The chemical compound [4-(4-bromo-2-cyano-phenylcarbamoyl)-benzyl]-phosphonic acid diethyl ester (NO-1886) is a lipoprotein lipase activator having beneficial effects on both diabetes control and the cardiovascular system. Preventing accumulation of lipids in the cell wall, in addition to improving insulin actions on vasculature, may indirectly contribute to the reducing effect of NO-1886 on vascular resistance. However, the direct effect of NO-1886 on vascular resistance, i.e., whether NO-1886 directly modulates the function of vascular endothelium and/or smooth muscle cells has not been investigated. In this study we therefore investigated the direct effect of NO-1886 on vascular contractility using rat aortic rings and cultured smooth muscle cell-line A10. The results show that administration of NO-1886 attenuated aortic contraction induced by phenylephrine and/or a high K(+) environment, in both the presence and absence of aortic endothelium. 1-(5-Chloronaphthalene-1-sulfonyl)homopiperazine hydrochloride (ML-9), a myosin light chain kinase (MLCK) inhibitor, blocked this inhibitory effect of NO-1886, whereas inhibitors of other signaling molecules such as calmodulin, protein kinase C and Rho-kinase had no effect. The vasorelaxant effect of NO-1886 was blocked in the absence of extracellular Ca(2+), or in the presence of the Ca(2+) channel inhibitor, verapamil. NO-1886 attenuated smooth muscle contraction induced by the cumulative addition of CaCl(2). In A10 cells, NO-1886 inhibited the membrane depolarization-induced initial peak of [Ca(2+)](i) in the presence of extracellular Ca(2+). This inhibition did not occur in the absence of extracellular Ca(2+). Taken together these results demonstrate that NO-1886 attenuates smooth muscle contraction and causes vasorelaxation by an extracellular Ca(2+)- and MLCK-dependent mechanism.

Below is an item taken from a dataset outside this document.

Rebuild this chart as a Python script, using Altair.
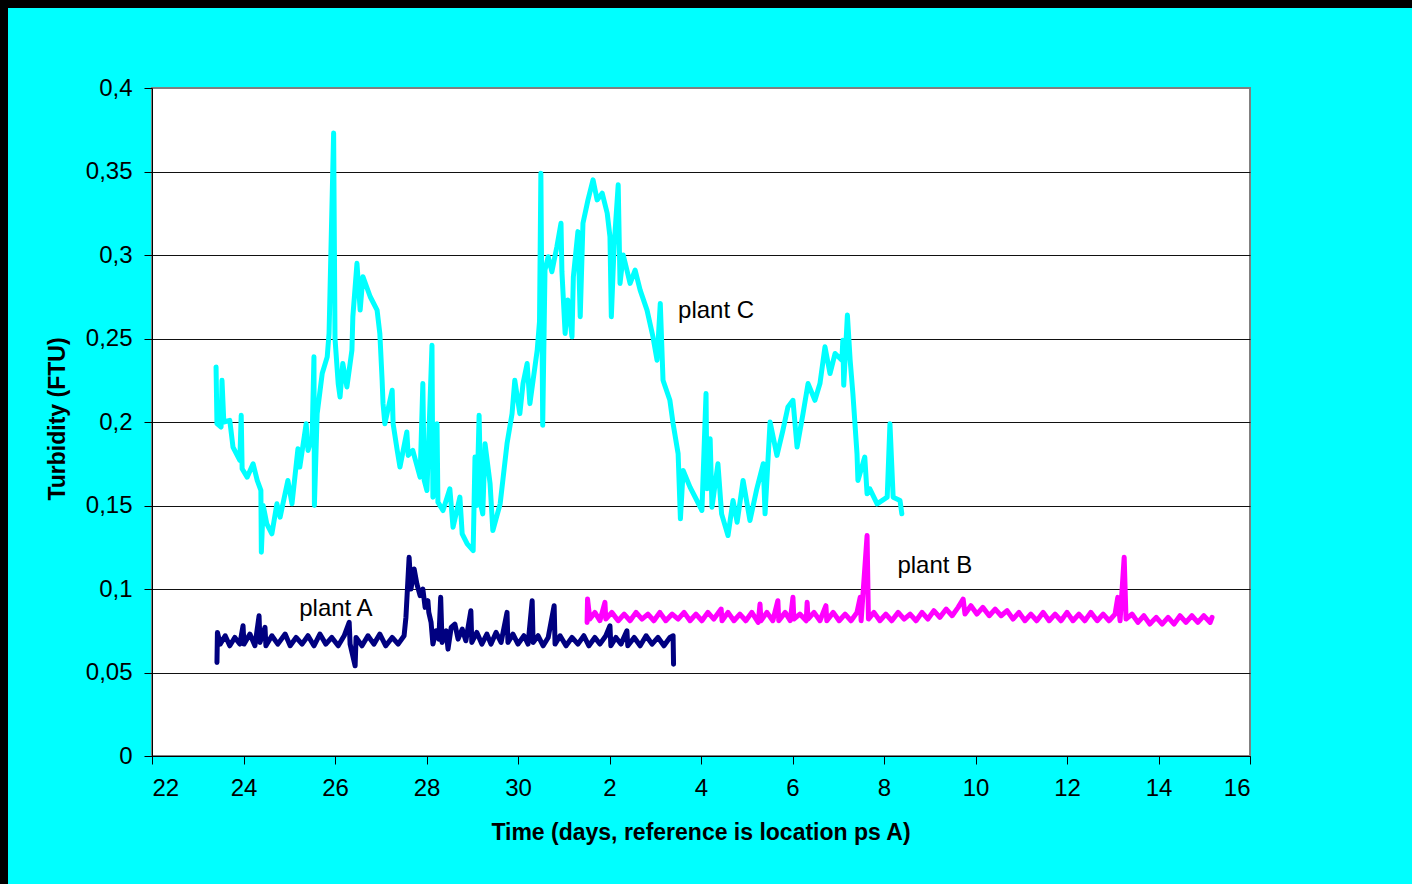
import altair as alt
import pandas as pd

# ---- data (x = day, linear scale; days past 30 wrap to the next month) ----
plant_c = [
    (23.40, .233), (23.42, .199), (23.51, .197), (23.53, .225), (23.57, .200), (23.70, .201), (23.77, .185), (23.92, .177), (23.95, .204), (23.97, .172),
    (24.08, .167), (24.21, .175), (24.30, .165), (24.38, .159), (24.39, .122), (24.43, .150), (24.51, .139), (24.62, .133), (24.73, .151), (24.80, .143),
    (24.97, .165), (25.06, .151), (25.19, .184), (25.23, .173), (25.37, .199), (25.41, .183), (25.50, .191), (25.54, .239), (25.55, .150), (25.61, .205),
    (25.72, .229), (25.83, .239), (25.87, .253), (25.97, .373), (26.00, .250), (26.07, .223), (26.11, .215), (26.17, .235), (26.26, .221), (26.37, .243),
    (26.39, .263), (26.48, .295), (26.55, .267), (26.61, .287), (26.77, .275), (26.92, .267), (26.98, .253), (27.03, .225), (27.05, .211), (27.09, .199),
    (27.25, .219), (27.27, .199), (27.36, .183), (27.42, .173), (27.57, .194), (27.60, .180), (27.70, .183), (27.86, .167), (27.92, .223), (27.95, .165),
    (28.01, .159), (28.12, .246), (28.14, .155), (28.23, .199), (28.25, .152), (28.36, .147), (28.51, .160), (28.58, .137), (28.73, .155), (28.78, .133),
    (28.89, .127), (29.02, .123), (29.06, .179), (29.10, .150), (29.15, .204), (29.19, .150), (29.23, .145), (29.28, .187), (29.39, .163), (29.45, .135),
    (29.61, .151), (29.76, .187), (29.87, .205), (29.93, .225), (30.04, .205), (30.11, .223), (30.20, .235), (30.26, .211), (30.33, .225), (30.42, .243),
    (30.47, .260), (30.50, .349), (30.54, .198), (30.59, .291), (30.66, .299), (30.74, .290), (30.85, .305), (30.94, .319), (30.96, .290), (31.03, .253),
    (31.09, .273), (31.18, .251), (31.21, .287), (31.31, .314), (31.36, .263), (31.42, .319), (31.53, .333), (31.64, .345), (31.73, .333), (31.84, .337),
    (31.95, .325), (32.01, .311), (32.04, .263), (32.10, .305), (32.19, .342), (32.23, .283), (32.30, .300), (32.38, .291), (32.45, .283), (32.56, .291),
    (32.67, .279), (32.82, .267), (32.95, .251), (33.04, .237), (33.11, .271), (33.17, .225), (33.32, .213), (33.39, .199), (33.50, .181), (33.55, .142),
    (33.61, .171), (33.76, .161), (33.91, .153), (34.02, .147), (34.11, .217), (34.13, .160), (34.20, .190), (34.24, .149), (34.37, .175), (34.45, .145),
    (34.59, .132), (34.70, .153), (34.79, .140), (34.92, .165), (35.07, .141), (35.22, .160), (35.36, .175), (35.40, .145), (35.51, .200), (35.66, .180),
    (35.79, .195), (35.90, .209), (36.01, .213), (36.10, .185), (36.23, .205), (36.34, .223), (36.49, .213), (36.60, .223), (36.71, .245), (36.82, .229),
    (36.93, .241), (37.08, .237), (37.10, .249), (37.12, .222), (37.20, .264), (37.26, .237), (37.32, .217), (37.41, .181), (37.43, .165), (37.58, .179),
    (37.63, .157), (37.69, .160), (37.85, .151), (38.07, .155), (38.13, .199), (38.20, .155), (38.35, .153), (38.39, .145),
]

plant_a = [
    (23.42, .056), (23.43, .074), (23.49, .067), (23.60, .072), (23.70, .066), (23.81, .071), (23.92, .067), (23.99, .078), (24.01, .067), (24.14, .073),
    (24.25, .066), (24.34, .084), (24.36, .068), (24.47, .077), (24.49, .066), (24.62, .072), (24.75, .067), (24.91, .073), (25.02, .066), (25.15, .071),
    (25.28, .067), (25.41, .072), (25.54, .066), (25.67, .073), (25.80, .067), (25.93, .071), (26.07, .066), (26.20, .072), (26.31, .080), (26.33, .067),
    (26.44, .054), (26.46, .071), (26.59, .066), (26.72, .072), (26.85, .067), (26.98, .073), (27.11, .066), (27.25, .071), (27.38, .067), (27.51, .072),
    (27.55, .083), (27.62, .119), (27.66, .100), (27.73, .112), (27.79, .103), (27.86, .096), (27.92, .100), (27.97, .089), (28.03, .093), (28.05, .086),
    (28.10, .080), (28.14, .067), (28.21, .075), (28.27, .070), (28.31, .095), (28.34, .068), (28.43, .075), (28.47, .064), (28.54, .077), (28.62, .079),
    (28.69, .070), (28.78, .076), (28.86, .069), (28.97, .087), (28.99, .068), (29.10, .074), (29.21, .067), (29.32, .073), (29.41, .067), (29.52, .074),
    (29.63, .068), (29.76, .086), (29.78, .068), (29.89, .073), (30.00, .067), (30.13, .072), (30.22, .067), (30.31, .093), (30.33, .068), (30.44, .072),
    (30.55, .066), (30.66, .071), (30.79, .090), (30.81, .067), (30.92, .072), (31.05, .066), (31.18, .071), (31.31, .067), (31.44, .072), (31.55, .066),
    (31.68, .071), (31.79, .067), (31.92, .072), (32.01, .078), (32.03, .066), (32.14, .071), (32.25, .067), (32.38, .075), (32.40, .066), (32.54, .071),
    (32.67, .066), (32.80, .072), (32.93, .067), (33.06, .071), (33.19, .066), (33.32, .071), (33.39, .072), (33.40, .055),
]

plant_b = [
    (31.51, .080), (31.52, .094), (31.57, .082), (31.68, .086), (31.79, .081), (31.90, .092), (31.92, .082), (32.05, .086), (32.19, .081), (32.32, .085),
    (32.45, .081), (32.58, .086), (32.71, .082), (32.84, .085), (32.97, .081), (33.10, .086), (33.23, .081), (33.37, .085), (33.50, .082), (33.63, .086),
    (33.76, .081), (33.89, .085), (34.02, .081), (34.15, .086), (34.28, .082), (34.44, .088), (34.46, .081), (34.59, .086), (34.72, .081), (34.85, .085),
    (34.98, .081), (35.11, .086), (35.25, .080), (35.29, .091), (35.31, .081), (35.44, .086), (35.57, .081), (35.68, .093), (35.70, .081), (35.84, .086),
    (35.95, .081), (36.01, .095), (36.03, .082), (36.16, .085), (36.30, .081), (36.32, .092), (36.34, .082), (36.47, .086), (36.60, .081), (36.73, .090),
    (36.75, .081), (36.89, .086), (37.02, .081), (37.15, .085), (37.28, .081), (37.41, .086), (37.48, .095), (37.50, .081), (37.63, .132), (37.66, .082),
    (37.78, .086), (37.91, .081), (38.04, .085), (38.17, .081), (38.31, .086), (38.44, .082), (38.57, .085), (38.70, .081), (38.83, .086), (38.96, .082),
    (39.09, .087), (39.22, .083), (39.36, .088), (39.49, .084), (39.62, .089), (39.73, .094), (39.77, .085), (39.90, .090), (40.03, .085), (40.16, .089),
    (40.30, .084), (40.43, .088), (40.56, .084), (40.69, .087), (40.82, .082), (40.95, .086), (41.08, .081), (41.21, .085), (41.34, .081), (41.48, .086),
    (41.61, .081), (41.74, .085), (41.87, .081), (42.00, .086), (42.13, .081), (42.26, .085), (42.39, .081), (42.52, .086), (42.66, .081), (42.79, .085),
    (42.92, .081), (43.05, .085), (43.11, .095), (43.16, .081), (43.25, .119), (43.29, .082), (43.42, .085), (43.55, .080), (43.68, .084), (43.81, .079),
    (43.95, .083), (44.08, .079), (44.21, .083), (44.34, .079), (44.47, .084), (44.60, .080), (44.73, .084), (44.86, .080), (44.99, .084), (45.13, .080),
    (45.17, .083),
]

label_text = ["plant C", "plant A", "plant B"]
label_x = [34.33, 26.02, 39.11]
label_y = [0.2665, 0.088, 0.1138]

x_ticks = [22, 24, 26, 28, 30, 32, 34, 36, 38, 40, 42, 44, 46]
y_ticks = [0, 0.05, 0.1, 0.15, 0.2, 0.25, 0.3, 0.35, 0.4]

x_title = "Time (days, reference is location ps A)"
y_title = "Turbidity (FTU)"

FONT = "Liberation Sans"

rows = []
for name, pts in [("C", plant_c), ("B", plant_b), ("A", plant_a)]:
    for i, (d, v) in enumerate(pts):
        rows.append({"plant": name, "i": i, "day": d, "turb": v})
df = pd.DataFrame(rows)

x_scale = alt.Scale(domain=[22, 46], nice=False, zero=False)
y_scale = alt.Scale(domain=[0, 0.4], nice=False)

x_axis = alt.Axis(
    values=x_ticks,
    labelExpr="datum.value > 30 ? datum.value - 30 : datum.value",
    grid=False,
    title=None,
    labelFont=FONT, labelFontSize=24, labelColor="black", labelPadding=12,
    tickSize=8, tickColor="black", domainColor="black",
)
y_axis = alt.Axis(
    values=y_ticks,
    labelExpr="replace(format(datum.value, '.2~f'), '.', ',')",
    grid=True,
    gridColor=alt.condition("datum.value >= 0.4", alt.value("#808080"), alt.value("#111111")),
    gridWidth=1,
    title=None,
    labelFont=FONT, labelFontSize=24, labelColor="black", labelPadding=12,
    tickSize=8, tickColor="black", domainColor="black",
)

lines = alt.Chart(df).mark_line(strokeWidth=5, strokeJoin="round", strokeCap="round").encode(
    x=alt.X("day:Q", scale=x_scale, axis=x_axis),
    y=alt.Y("turb:Q", scale=y_scale, axis=y_axis),
    detail="plant:N",
    order="i:Q",
    color=alt.Color(
        "plant:N",
        scale=alt.Scale(domain=["A", "B", "C"], range=["#000080", "#FF00FF", "#00FFFF"]),
        legend=None,
    ),
)

labels_df = pd.DataFrame({"text": label_text, "day": label_x, "turb": label_y})
labels = alt.Chart(labels_df).mark_text(
    font=FONT, fontSize=24, color="black", align="center", baseline="middle"
).encode(
    x=alt.X("day:Q", scale=x_scale),
    y=alt.Y("turb:Q", scale=y_scale),
    text="text:N",
)

one = pd.DataFrame({"k": [0]})
xt = alt.Chart(one).mark_text(
    text=x_title, font=FONT, fontSize=23, fontWeight="bold",
    color="black", align="center", baseline="middle",
).encode(x=alt.value(549), y=alt.value(745))
yt = alt.Chart(one).mark_text(
    text=y_title, font=FONT, fontSize=23, fontWeight="bold",
    color="black", align="center", baseline="middle", angle=270,
).encode(x=alt.value(-94), y=alt.value(331))

# decorative black strips along the top and left edges of the picture
strip_top = alt.Chart(one).mark_rect(color="black").encode(
    x=alt.value(-152), x2=alt.value(1260), y=alt.value(-88), y2=alt.value(-80)
)
strip_left = alt.Chart(one).mark_rect(color="black").encode(
    x=alt.value(-152), x2=alt.value(-144), y=alt.value(-88), y2=alt.value(796)
)

chart = alt.layer(lines, labels, xt, yt, strip_top, strip_left).properties(
    width=1098,
    height=668,
    padding={"left": 152, "top": 88, "right": 162, "bottom": 128},
    autosize=alt.AutoSizeParams(type="none"),
    background="#00FFFF",
).configure_view(
    fill="white", stroke="#808080", strokeWidth=2
)

chart.save("out.html", embed_options={"renderer": "svg", "actions": False})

NO-1886 (ibrolipim), a lipoprotein lipase-promoting agent, accelerates the expression of UCP3 messenger RNA and ameliorates obesity in ovariectomized rats

Metabolism 2006 Feb;55(2):151-8.PMID:16423620DOI:10.1016/j.metabol.2005.08.007.

The synthetic compound NO-1886 (ibrolipim, [4-(4-bromo-2-cyano-phenylcarbamoyl)-benzyl]-phosphonic acid diethyl ester, CAS 133208-93-2) is a lipoprotein lipase (LPL)-promoting agent that decreases plasma triglycerides, increases high-density lipoprotein cholesterol levels, and prevents fat accumulation in high fat-fed rats. However, the effect of NO-1886 on body weight, fat accumulation, and energy expenditure in ovariectomized (OVX) rats is not clear. The primary aim of this study was to ascertain whether NO-1886 ameliorated obesity in OVX rats and to examine the effects on fatty acid oxidation-related enzymes. NO-1886 decreased accumulation of visceral fat and suppressed the increase in body weight resulting from the ovariectomy. NO-1886 decreased the respiratory quotient and increased expression of the fatty acid translocase messenger RNA (mRNA) in the liver, soleus muscle, and mesenteric fat. NO-1886 also increased the expression of fatty acid-binding protein mRNA in the liver and soleus muscle and the expression of the uncoupling protein 3 (UCP3) mRNA in the heart, soleus muscle, and mesenteric fat, but not in the brown adipose tissue. Furthermore, NO-1886 did not affect UCP1 and UCP2 in brown adipose tissue. Therefore, amelioration of obesity by NO-1886 in OVX rats is possibly because of an the increased expression of fatty acid oxidation-related enzymes and UCP3, both of which are related to fatty acid transfer and fat use. Our study indicates that the LPL-promoting agent NO-1886 may be potentially beneficial in the treatment of obesity and obesity-linked health problems in postmenopausal women.